**GIVEN DATA**
• • • • • • •
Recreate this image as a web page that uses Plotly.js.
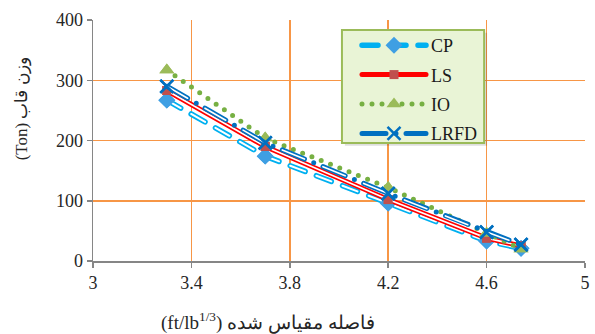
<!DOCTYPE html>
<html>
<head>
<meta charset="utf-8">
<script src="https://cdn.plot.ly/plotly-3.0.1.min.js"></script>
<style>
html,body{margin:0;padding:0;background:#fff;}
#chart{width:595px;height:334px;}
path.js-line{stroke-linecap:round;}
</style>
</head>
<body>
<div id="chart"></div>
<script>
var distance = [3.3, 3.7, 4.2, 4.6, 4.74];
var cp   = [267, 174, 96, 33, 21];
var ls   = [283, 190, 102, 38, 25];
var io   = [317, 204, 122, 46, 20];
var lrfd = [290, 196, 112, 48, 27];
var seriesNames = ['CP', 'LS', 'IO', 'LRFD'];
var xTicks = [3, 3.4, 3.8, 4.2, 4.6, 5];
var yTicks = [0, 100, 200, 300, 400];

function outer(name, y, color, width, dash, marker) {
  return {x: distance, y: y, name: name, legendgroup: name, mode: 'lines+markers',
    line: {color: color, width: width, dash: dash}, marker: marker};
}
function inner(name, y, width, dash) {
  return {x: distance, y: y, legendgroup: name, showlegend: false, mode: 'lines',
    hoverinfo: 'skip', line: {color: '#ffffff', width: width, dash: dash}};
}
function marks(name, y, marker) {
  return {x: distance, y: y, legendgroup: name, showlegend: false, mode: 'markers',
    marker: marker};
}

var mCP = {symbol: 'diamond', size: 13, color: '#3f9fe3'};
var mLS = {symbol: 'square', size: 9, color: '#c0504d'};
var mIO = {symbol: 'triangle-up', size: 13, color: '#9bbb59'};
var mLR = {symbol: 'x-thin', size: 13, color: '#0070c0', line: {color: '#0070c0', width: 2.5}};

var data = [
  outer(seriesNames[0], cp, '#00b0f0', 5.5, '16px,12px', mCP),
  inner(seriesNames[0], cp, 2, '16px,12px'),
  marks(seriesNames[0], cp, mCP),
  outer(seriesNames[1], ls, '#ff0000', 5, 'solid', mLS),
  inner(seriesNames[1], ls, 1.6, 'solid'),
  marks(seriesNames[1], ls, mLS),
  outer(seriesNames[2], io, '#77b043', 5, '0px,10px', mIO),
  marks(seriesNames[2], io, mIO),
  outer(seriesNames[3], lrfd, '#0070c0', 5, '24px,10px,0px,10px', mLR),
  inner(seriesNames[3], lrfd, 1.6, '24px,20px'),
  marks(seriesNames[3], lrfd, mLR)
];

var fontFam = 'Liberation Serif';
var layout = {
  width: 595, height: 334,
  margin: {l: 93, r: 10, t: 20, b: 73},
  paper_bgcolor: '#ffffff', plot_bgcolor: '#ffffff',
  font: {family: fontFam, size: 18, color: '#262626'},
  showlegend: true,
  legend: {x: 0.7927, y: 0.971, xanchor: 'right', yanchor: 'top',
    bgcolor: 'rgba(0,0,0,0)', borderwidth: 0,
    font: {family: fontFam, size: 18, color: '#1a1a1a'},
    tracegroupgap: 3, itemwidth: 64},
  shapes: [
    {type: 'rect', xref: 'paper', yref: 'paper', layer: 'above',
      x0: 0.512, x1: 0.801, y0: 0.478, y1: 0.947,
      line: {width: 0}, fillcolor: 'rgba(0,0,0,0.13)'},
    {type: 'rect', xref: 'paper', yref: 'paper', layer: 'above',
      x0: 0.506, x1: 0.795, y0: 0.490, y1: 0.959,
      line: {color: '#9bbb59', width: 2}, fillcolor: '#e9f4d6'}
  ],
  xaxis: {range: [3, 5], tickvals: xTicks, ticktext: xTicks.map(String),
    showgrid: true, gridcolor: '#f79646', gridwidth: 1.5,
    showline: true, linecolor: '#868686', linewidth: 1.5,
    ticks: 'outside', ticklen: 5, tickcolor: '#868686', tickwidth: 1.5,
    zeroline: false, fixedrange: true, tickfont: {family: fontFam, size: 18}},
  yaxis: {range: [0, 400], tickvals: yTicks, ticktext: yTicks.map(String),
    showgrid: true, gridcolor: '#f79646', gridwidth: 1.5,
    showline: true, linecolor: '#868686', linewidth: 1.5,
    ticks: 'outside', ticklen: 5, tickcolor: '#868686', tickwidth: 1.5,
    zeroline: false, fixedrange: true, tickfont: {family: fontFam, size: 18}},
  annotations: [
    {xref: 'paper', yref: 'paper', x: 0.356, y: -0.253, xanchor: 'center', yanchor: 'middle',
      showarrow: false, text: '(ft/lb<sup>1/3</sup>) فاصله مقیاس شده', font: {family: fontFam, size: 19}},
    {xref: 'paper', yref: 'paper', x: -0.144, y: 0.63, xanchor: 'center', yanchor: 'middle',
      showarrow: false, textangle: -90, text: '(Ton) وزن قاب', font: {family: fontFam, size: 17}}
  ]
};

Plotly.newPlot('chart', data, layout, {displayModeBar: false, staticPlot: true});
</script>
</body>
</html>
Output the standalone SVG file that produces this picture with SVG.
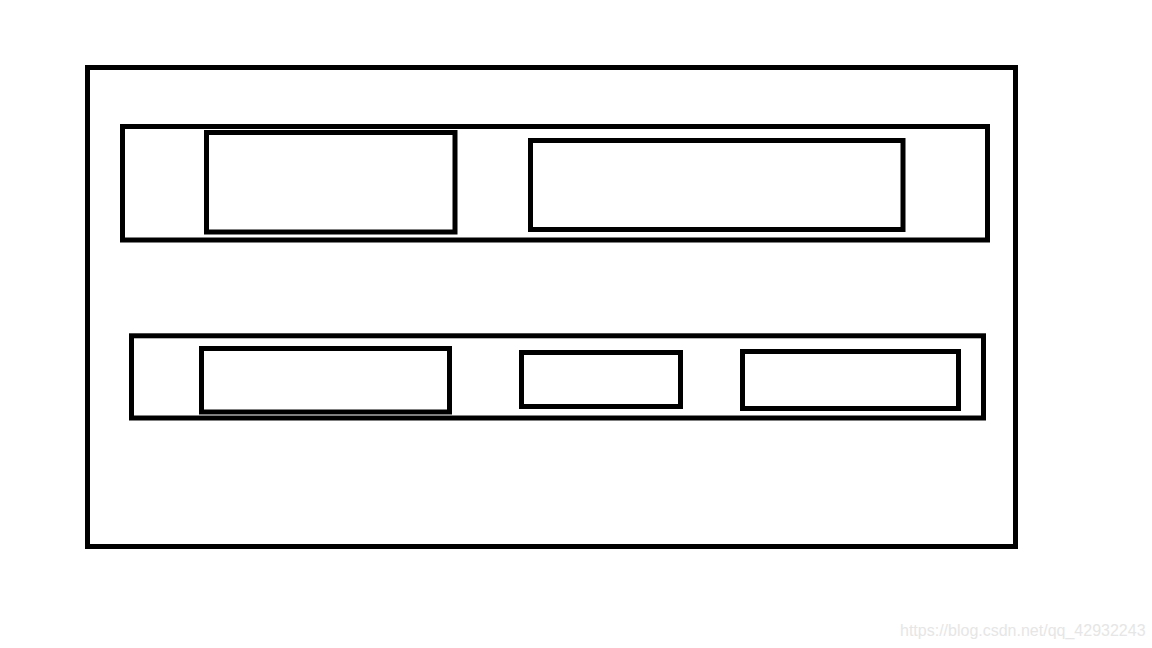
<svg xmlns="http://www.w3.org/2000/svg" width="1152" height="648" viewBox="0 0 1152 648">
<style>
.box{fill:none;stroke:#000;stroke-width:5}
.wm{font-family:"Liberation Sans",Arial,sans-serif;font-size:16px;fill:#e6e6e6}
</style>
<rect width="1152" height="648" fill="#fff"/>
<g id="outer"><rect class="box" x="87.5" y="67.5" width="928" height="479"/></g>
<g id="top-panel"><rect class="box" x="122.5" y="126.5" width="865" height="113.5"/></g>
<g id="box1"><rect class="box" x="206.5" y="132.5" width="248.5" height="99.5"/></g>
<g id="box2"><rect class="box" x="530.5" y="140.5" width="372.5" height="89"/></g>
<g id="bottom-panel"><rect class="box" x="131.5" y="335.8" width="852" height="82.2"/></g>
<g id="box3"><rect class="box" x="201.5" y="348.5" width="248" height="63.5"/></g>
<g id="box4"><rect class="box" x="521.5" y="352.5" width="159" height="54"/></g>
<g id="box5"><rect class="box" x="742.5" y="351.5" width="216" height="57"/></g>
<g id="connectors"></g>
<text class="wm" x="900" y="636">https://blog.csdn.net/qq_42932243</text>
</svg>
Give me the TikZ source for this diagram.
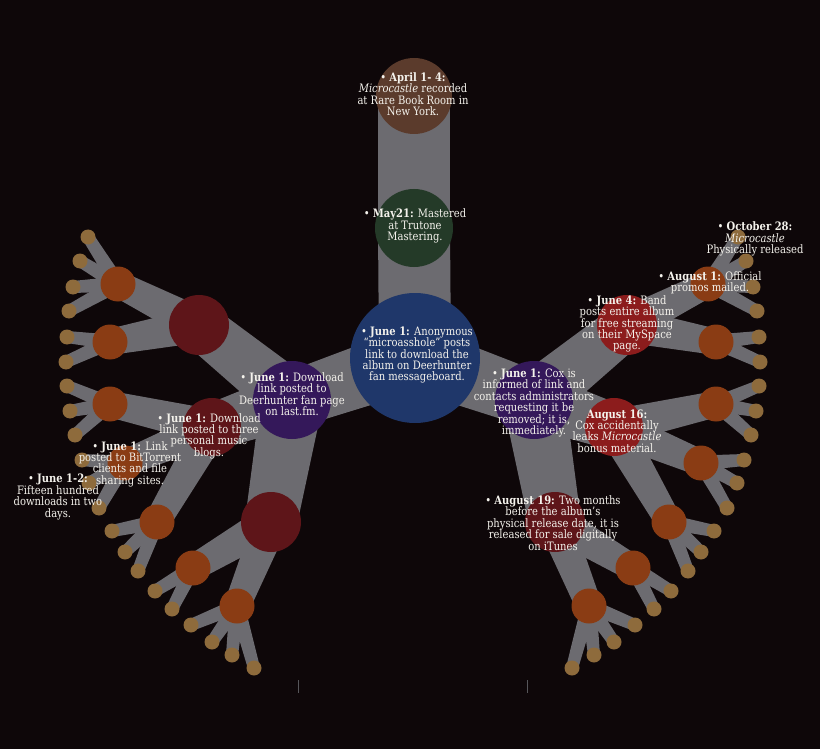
• • • • • • •
**YOUR OBJECTIVE**
The records above are to be quoted exactly, with all pictures left out.

**WRITTEN ANSWER**
Recreate this image as a web page that uses Plotly.js.
<!DOCTYPE html>
<html>
<head>
<meta charset="utf-8">
<script src="https://cdn.plot.ly/plotly-3.0.1.min.js"></script>
<style>
html,body{margin:0;padding:0;background:#fff;}
#chart{width:595px;height:334px;}
path.js-line{stroke-linecap:round;}
</style>
</head>
<body>
<div id="chart"></div>
<script>
var distance = [3.3, 3.7, 4.2, 4.6, 4.74];
var cp   = [267, 174, 96, 33, 21];
var ls   = [283, 190, 102, 38, 25];
var io   = [317, 204, 122, 46, 20];
var lrfd = [290, 196, 112, 48, 27];
var seriesNames = ['CP', 'LS', 'IO', 'LRFD'];
var xTicks = [3, 3.4, 3.8, 4.2, 4.6, 5];
var yTicks = [0, 100, 200, 300, 400];

function outer(name, y, color, width, dash, marker) {
  return {x: distance, y: y, name: name, legendgroup: name, mode: 'lines+markers',
    line: {color: color, width: width, dash: dash}, marker: marker};
}
function inner(name, y, width, dash) {
  return {x: distance, y: y, legendgroup: name, showlegend: false, mode: 'lines',
    hoverinfo: 'skip', line: {color: '#ffffff', width: width, dash: dash}};
}
function marks(name, y, marker) {
  return {x: distance, y: y, legendgroup: name, showlegend: false, mode: 'markers',
    marker: marker};
}

var mCP = {symbol: 'diamond', size: 13, color: '#3f9fe3'};
var mLS = {symbol: 'square', size: 9, color: '#c0504d'};
var mIO = {symbol: 'triangle-up', size: 13, color: '#9bbb59'};
var mLR = {symbol: 'x-thin', size: 13, color: '#0070c0', line: {color: '#0070c0', width: 2.5}};

var data = [
  outer(seriesNames[0], cp, '#00b0f0', 5.5, '16px,12px', mCP),
  inner(seriesNames[0], cp, 2, '16px,12px'),
  marks(seriesNames[0], cp, mCP),
  outer(seriesNames[1], ls, '#ff0000', 5, 'solid', mLS),
  inner(seriesNames[1], ls, 1.6, 'solid'),
  marks(seriesNames[1], ls, mLS),
  outer(seriesNames[2], io, '#77b043', 5, '0px,10px', mIO),
  marks(seriesNames[2], io, mIO),
  outer(seriesNames[3], lrfd, '#0070c0', 5, '24px,10px,0px,10px', mLR),
  inner(seriesNames[3], lrfd, 1.6, '24px,20px'),
  marks(seriesNames[3], lrfd, mLR)
];

var fontFam = 'Liberation Serif';
var layout = {
  width: 595, height: 334,
  margin: {l: 93, r: 10, t: 20, b: 73},
  paper_bgcolor: '#ffffff', plot_bgcolor: '#ffffff',
  font: {family: fontFam, size: 18, color: '#262626'},
  showlegend: true,
  legend: {x: 0.7927, y: 0.971, xanchor: 'right', yanchor: 'top',
    bgcolor: 'rgba(0,0,0,0)', borderwidth: 0,
    font: {family: fontFam, size: 18, color: '#1a1a1a'},
    tracegroupgap: 3, itemwidth: 64},
  shapes: [
    {type: 'rect', xref: 'paper', yref: 'paper', layer: 'above',
      x0: 0.512, x1: 0.801, y0: 0.478, y1: 0.947,
      line: {width: 0}, fillcolor: 'rgba(0,0,0,0.13)'},
    {type: 'rect', xref: 'paper', yref: 'paper', layer: 'above',
      x0: 0.506, x1: 0.795, y0: 0.490, y1: 0.959,
      line: {color: '#9bbb59', width: 2}, fillcolor: '#e9f4d6'}
  ],
  xaxis: {range: [3, 5], tickvals: xTicks, ticktext: xTicks.map(String),
    showgrid: true, gridcolor: '#f79646', gridwidth: 1.5,
    showline: true, linecolor: '#868686', linewidth: 1.5,
    ticks: 'outside', ticklen: 5, tickcolor: '#868686', tickwidth: 1.5,
    zeroline: false, fixedrange: true, tickfont: {family: fontFam, size: 18}},
  yaxis: {range: [0, 400], tickvals: yTicks, ticktext: yTicks.map(String),
    showgrid: true, gridcolor: '#f79646', gridwidth: 1.5,
    showline: true, linecolor: '#868686', linewidth: 1.5,
    ticks: 'outside', ticklen: 5, tickcolor: '#868686', tickwidth: 1.5,
    zeroline: false, fixedrange: true, tickfont: {family: fontFam, size: 18}},
  annotations: [
    {xref: 'paper', yref: 'paper', x: 0.356, y: -0.253, xanchor: 'center', yanchor: 'middle',
      showarrow: false, text: '(ft/lb<sup>1/3</sup>) فاصله مقیاس شده', font: {family: fontFam, size: 19}},
    {xref: 'paper', yref: 'paper', x: -0.144, y: 0.63, xanchor: 'center', yanchor: 'middle',
      showarrow: false, textangle: -90, text: '(Ton) وزن قاب', font: {family: fontFam, size: 17}}
  ]
};

Plotly.newPlot('chart', data, layout, {displayModeBar: false, staticPlot: true});
</script>
</body>
</html>
Output the standalone SVG file that produces this picture with SVG.
<svg xmlns="http://www.w3.org/2000/svg" width="1152" height="648" viewBox="0 0 1152 648">
<style>
.box{fill:none;stroke:#000;stroke-width:5}
.wm{font-family:"Liberation Sans",Arial,sans-serif;font-size:16px;fill:#e6e6e6}
</style>
<rect width="1152" height="648" fill="#fff"/>
<g id="outer"><rect class="box" x="87.5" y="67.5" width="928" height="479"/></g>
<g id="top-panel"><rect class="box" x="122.5" y="126.5" width="865" height="113.5"/></g>
<g id="box1"><rect class="box" x="206.5" y="132.5" width="248.5" height="99.5"/></g>
<g id="box2"><rect class="box" x="530.5" y="140.5" width="372.5" height="89"/></g>
<g id="bottom-panel"><rect class="box" x="131.5" y="335.8" width="852" height="82.2"/></g>
<g id="box3"><rect class="box" x="201.5" y="348.5" width="248" height="63.5"/></g>
<g id="box4"><rect class="box" x="521.5" y="352.5" width="159" height="54"/></g>
<g id="box5"><rect class="box" x="742.5" y="351.5" width="216" height="57"/></g>
<g id="connectors"></g>
<text class="wm" x="900" y="636">https://blog.csdn.net/qq_42932243</text>
</svg>
Give me the TikZ source for this diagram.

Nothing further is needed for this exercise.